__Job__. Render the material again word for word, skipping the pictures in it.

__Supplied data__.
* begin *

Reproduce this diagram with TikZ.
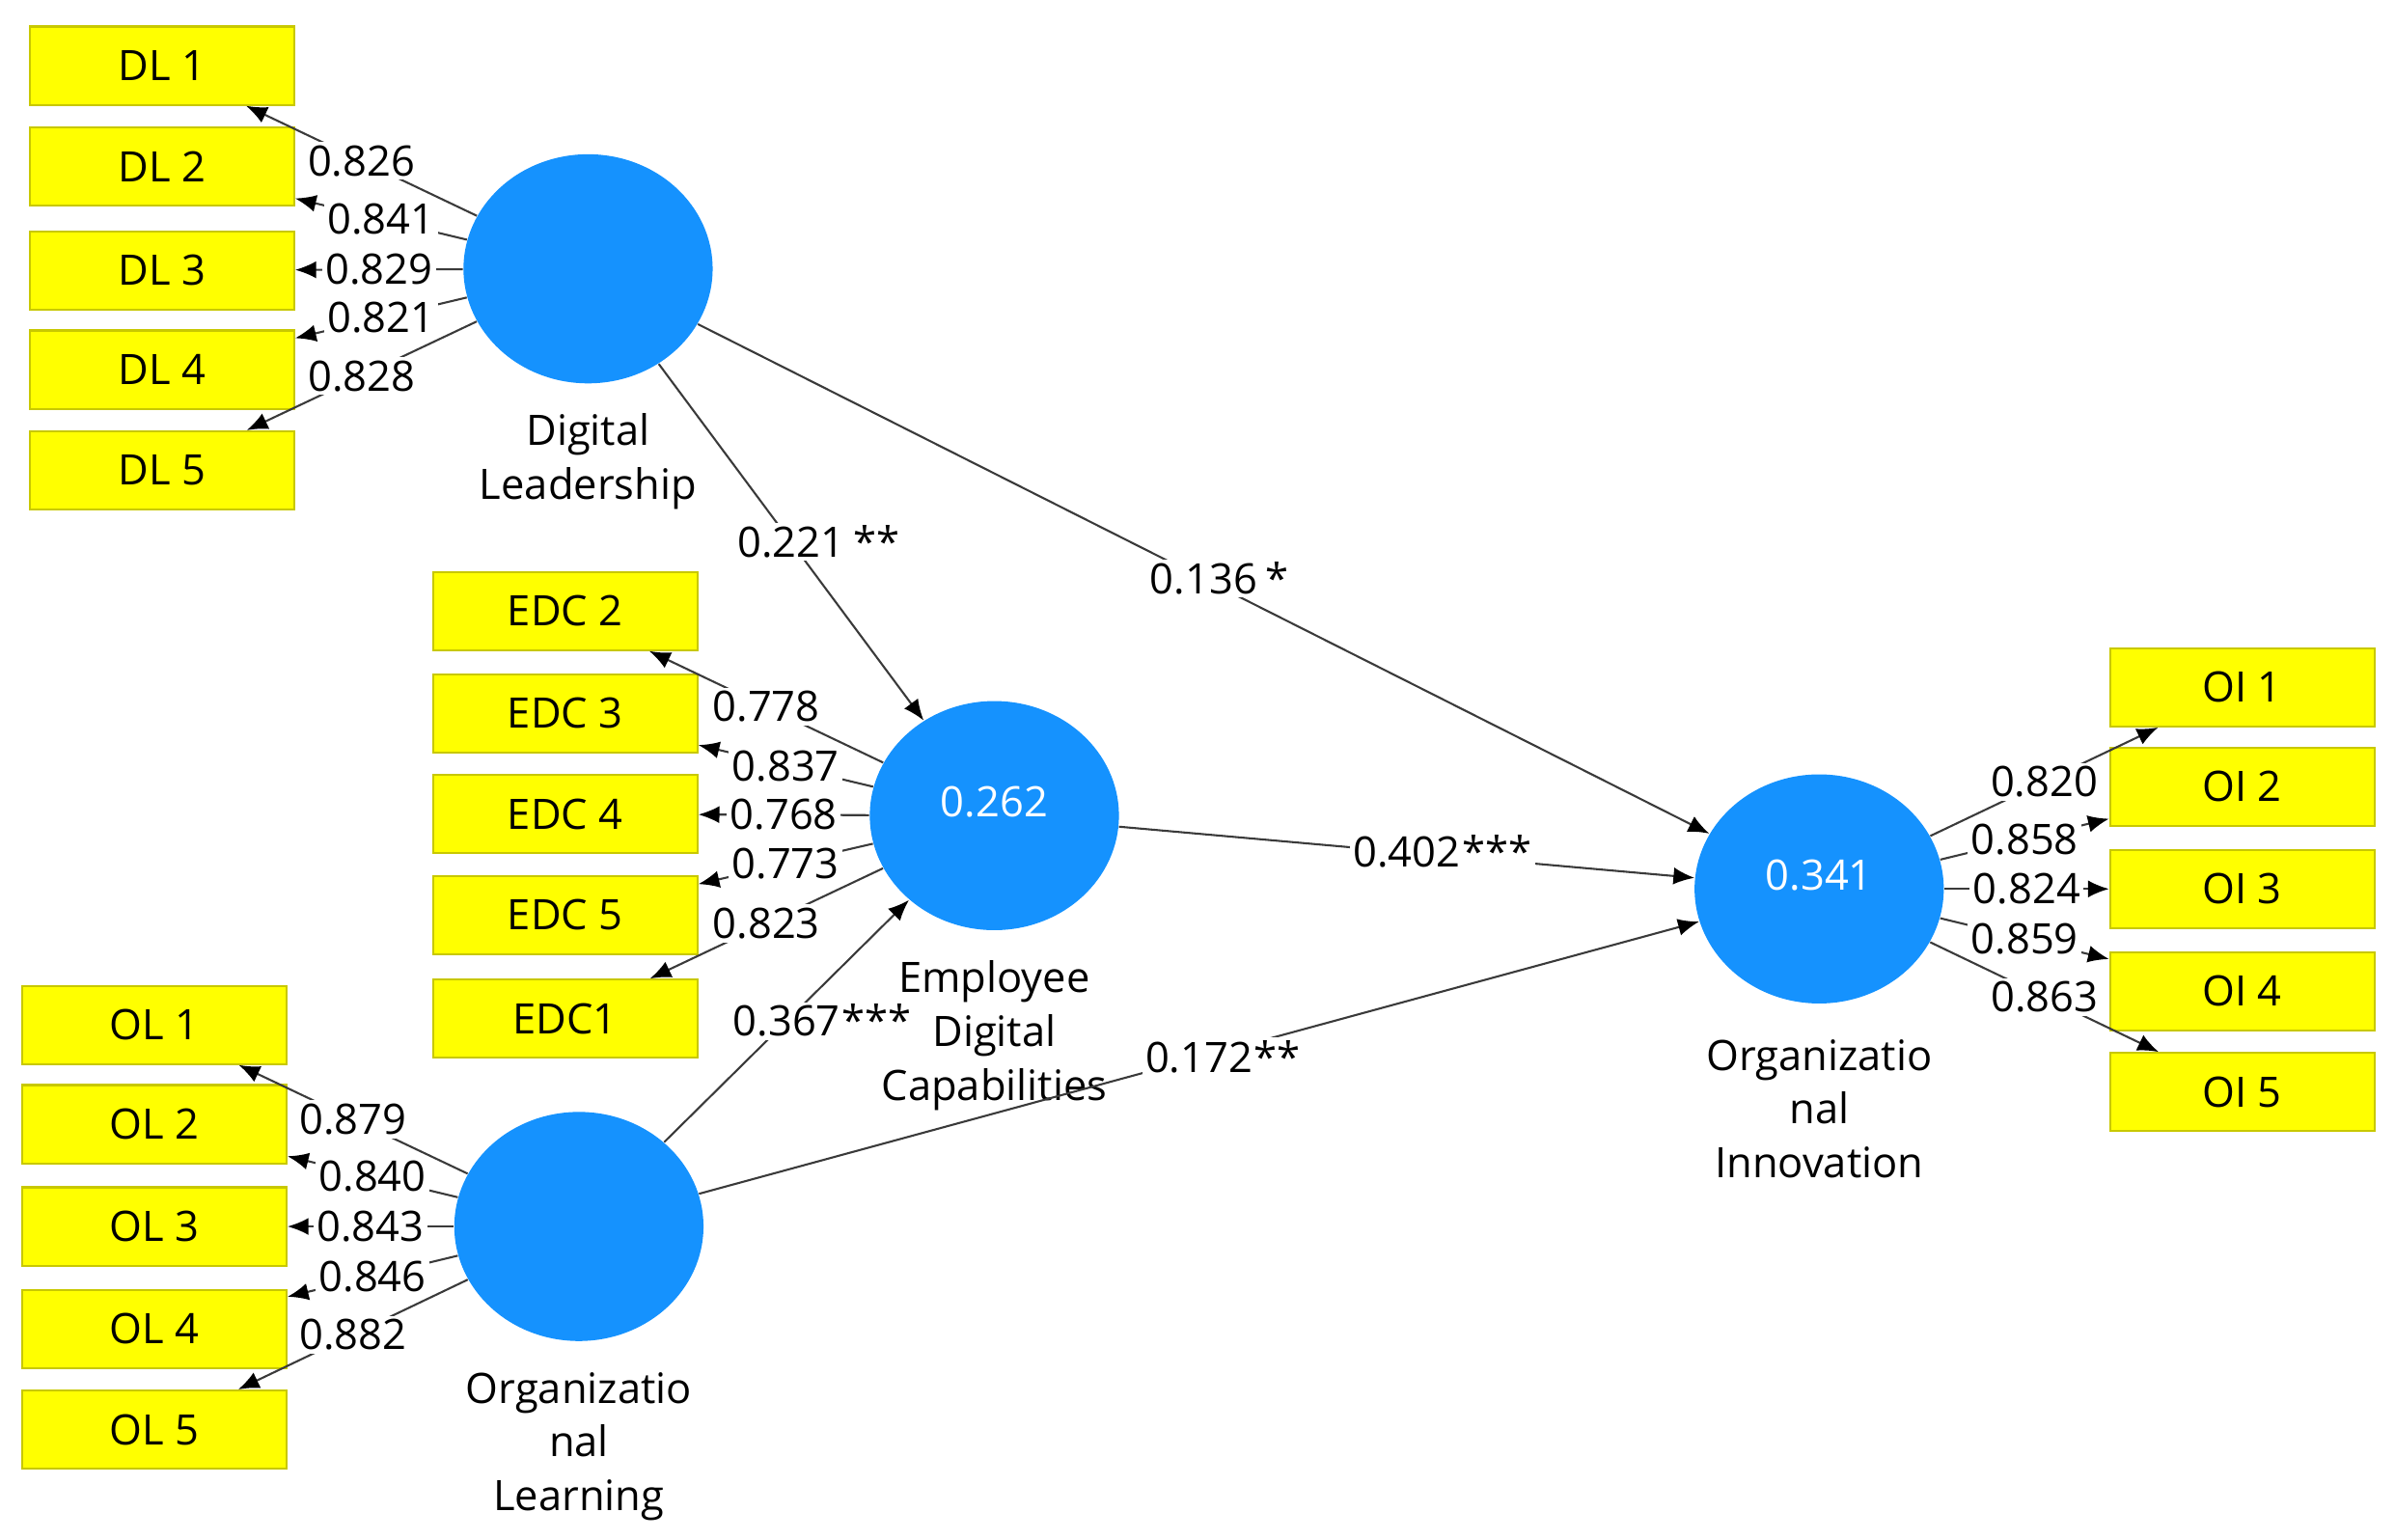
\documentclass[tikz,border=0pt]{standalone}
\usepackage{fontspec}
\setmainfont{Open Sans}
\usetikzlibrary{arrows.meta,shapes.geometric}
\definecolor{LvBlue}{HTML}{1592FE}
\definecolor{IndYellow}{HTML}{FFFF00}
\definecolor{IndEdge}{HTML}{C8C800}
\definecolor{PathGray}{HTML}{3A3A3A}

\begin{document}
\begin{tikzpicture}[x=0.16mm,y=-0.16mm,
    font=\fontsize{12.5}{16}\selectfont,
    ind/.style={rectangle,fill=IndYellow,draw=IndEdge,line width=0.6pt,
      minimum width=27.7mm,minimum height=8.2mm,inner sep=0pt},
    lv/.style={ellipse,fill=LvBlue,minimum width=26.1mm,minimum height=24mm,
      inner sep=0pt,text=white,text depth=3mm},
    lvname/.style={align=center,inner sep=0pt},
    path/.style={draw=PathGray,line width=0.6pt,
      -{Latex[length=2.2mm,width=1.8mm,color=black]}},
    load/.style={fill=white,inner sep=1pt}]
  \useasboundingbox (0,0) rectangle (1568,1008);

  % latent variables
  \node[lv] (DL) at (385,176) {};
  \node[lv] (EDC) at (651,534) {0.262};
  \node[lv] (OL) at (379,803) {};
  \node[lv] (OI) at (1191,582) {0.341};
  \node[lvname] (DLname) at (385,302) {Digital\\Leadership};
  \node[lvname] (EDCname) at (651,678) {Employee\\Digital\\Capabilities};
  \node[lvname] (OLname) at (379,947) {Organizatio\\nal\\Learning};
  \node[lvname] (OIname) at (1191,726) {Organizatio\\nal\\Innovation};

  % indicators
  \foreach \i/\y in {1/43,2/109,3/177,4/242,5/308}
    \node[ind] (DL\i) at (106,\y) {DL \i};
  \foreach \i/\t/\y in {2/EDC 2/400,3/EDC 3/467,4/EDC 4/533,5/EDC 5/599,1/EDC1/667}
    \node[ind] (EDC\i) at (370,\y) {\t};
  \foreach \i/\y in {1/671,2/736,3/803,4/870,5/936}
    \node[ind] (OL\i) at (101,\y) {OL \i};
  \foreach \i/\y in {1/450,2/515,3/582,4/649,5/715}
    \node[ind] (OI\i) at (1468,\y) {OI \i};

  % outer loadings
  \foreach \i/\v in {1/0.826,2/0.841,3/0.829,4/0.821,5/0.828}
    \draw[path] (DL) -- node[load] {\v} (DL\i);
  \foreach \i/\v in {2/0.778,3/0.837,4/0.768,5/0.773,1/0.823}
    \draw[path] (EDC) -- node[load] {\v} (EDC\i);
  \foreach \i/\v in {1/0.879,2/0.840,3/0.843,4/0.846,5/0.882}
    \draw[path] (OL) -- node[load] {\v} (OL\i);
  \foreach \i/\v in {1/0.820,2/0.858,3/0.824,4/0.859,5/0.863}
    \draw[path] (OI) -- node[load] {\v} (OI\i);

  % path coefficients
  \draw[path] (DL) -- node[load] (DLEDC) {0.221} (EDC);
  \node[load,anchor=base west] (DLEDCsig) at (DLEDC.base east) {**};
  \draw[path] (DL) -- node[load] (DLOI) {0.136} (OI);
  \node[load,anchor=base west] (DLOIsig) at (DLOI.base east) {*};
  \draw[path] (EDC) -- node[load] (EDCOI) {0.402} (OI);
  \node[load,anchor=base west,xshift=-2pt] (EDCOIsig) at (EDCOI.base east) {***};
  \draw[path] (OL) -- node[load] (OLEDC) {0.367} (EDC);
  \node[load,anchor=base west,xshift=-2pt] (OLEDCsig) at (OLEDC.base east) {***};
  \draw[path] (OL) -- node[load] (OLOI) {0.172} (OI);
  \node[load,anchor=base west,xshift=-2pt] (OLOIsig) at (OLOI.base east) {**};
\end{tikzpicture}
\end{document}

* end *

__The output__.
Reproduce this diagram with TikZ.
\documentclass[tikz,border=0pt]{standalone}
\usepackage{fontspec}
\setmainfont{Open Sans}
\usetikzlibrary{arrows.meta,shapes.geometric}
\definecolor{LvBlue}{HTML}{1592FE}
\definecolor{IndYellow}{HTML}{FFFF00}
\definecolor{IndEdge}{HTML}{C8C800}
\definecolor{PathGray}{HTML}{3A3A3A}

\begin{document}
\begin{tikzpicture}[x=0.16mm,y=-0.16mm,
    font=\fontsize{12.5}{16}\selectfont,
    ind/.style={rectangle,fill=IndYellow,draw=IndEdge,line width=0.6pt,
      minimum width=27.7mm,minimum height=8.2mm,inner sep=0pt},
    lv/.style={ellipse,fill=LvBlue,minimum width=26.1mm,minimum height=24mm,
      inner sep=0pt,text=white,text depth=3mm},
    lvname/.style={align=center,inner sep=0pt},
    path/.style={draw=PathGray,line width=0.6pt,
      -{Latex[length=2.2mm,width=1.8mm,color=black]}},
    load/.style={fill=white,inner sep=1pt}]
  \useasboundingbox (0,0) rectangle (1568,1008);

  % latent variables
  \node[lv] (DL) at (385,176) {};
  \node[lv] (EDC) at (651,534) {0.262};
  \node[lv] (OL) at (379,803) {};
  \node[lv] (OI) at (1191,582) {0.341};
  \node[lvname] (DLname) at (385,302) {Digital\\Leadership};
  \node[lvname] (EDCname) at (651,678) {Employee\\Digital\\Capabilities};
  \node[lvname] (OLname) at (379,947) {Organizatio\\nal\\Learning};
  \node[lvname] (OIname) at (1191,726) {Organizatio\\nal\\Innovation};

  % indicators
  \foreach \i/\y in {1/43,2/109,3/177,4/242,5/308}
    \node[ind] (DL\i) at (106,\y) {DL \i};
  \foreach \i/\t/\y in {2/EDC 2/400,3/EDC 3/467,4/EDC 4/533,5/EDC 5/599,1/EDC1/667}
    \node[ind] (EDC\i) at (370,\y) {\t};
  \foreach \i/\y in {1/671,2/736,3/803,4/870,5/936}
    \node[ind] (OL\i) at (101,\y) {OL \i};
  \foreach \i/\y in {1/450,2/515,3/582,4/649,5/715}
    \node[ind] (OI\i) at (1468,\y) {OI \i};

  % outer loadings
  \foreach \i/\v in {1/0.826,2/0.841,3/0.829,4/0.821,5/0.828}
    \draw[path] (DL) -- node[load] {\v} (DL\i);
  \foreach \i/\v in {2/0.778,3/0.837,4/0.768,5/0.773,1/0.823}
    \draw[path] (EDC) -- node[load] {\v} (EDC\i);
  \foreach \i/\v in {1/0.879,2/0.840,3/0.843,4/0.846,5/0.882}
    \draw[path] (OL) -- node[load] {\v} (OL\i);
  \foreach \i/\v in {1/0.820,2/0.858,3/0.824,4/0.859,5/0.863}
    \draw[path] (OI) -- node[load] {\v} (OI\i);

  % path coefficients
  \draw[path] (DL) -- node[load] (DLEDC) {0.221} (EDC);
  \node[load,anchor=base west] (DLEDCsig) at (DLEDC.base east) {**};
  \draw[path] (DL) -- node[load] (DLOI) {0.136} (OI);
  \node[load,anchor=base west] (DLOIsig) at (DLOI.base east) {*};
  \draw[path] (EDC) -- node[load] (EDCOI) {0.402} (OI);
  \node[load,anchor=base west,xshift=-2pt] (EDCOIsig) at (EDCOI.base east) {***};
  \draw[path] (OL) -- node[load] (OLEDC) {0.367} (EDC);
  \node[load,anchor=base west,xshift=-2pt] (OLEDCsig) at (OLEDC.base east) {***};
  \draw[path] (OL) -- node[load] (OLOI) {0.172} (OI);
  \node[load,anchor=base west,xshift=-2pt] (OLOIsig) at (OLOI.base east) {**};
\end{tikzpicture}
\end{document}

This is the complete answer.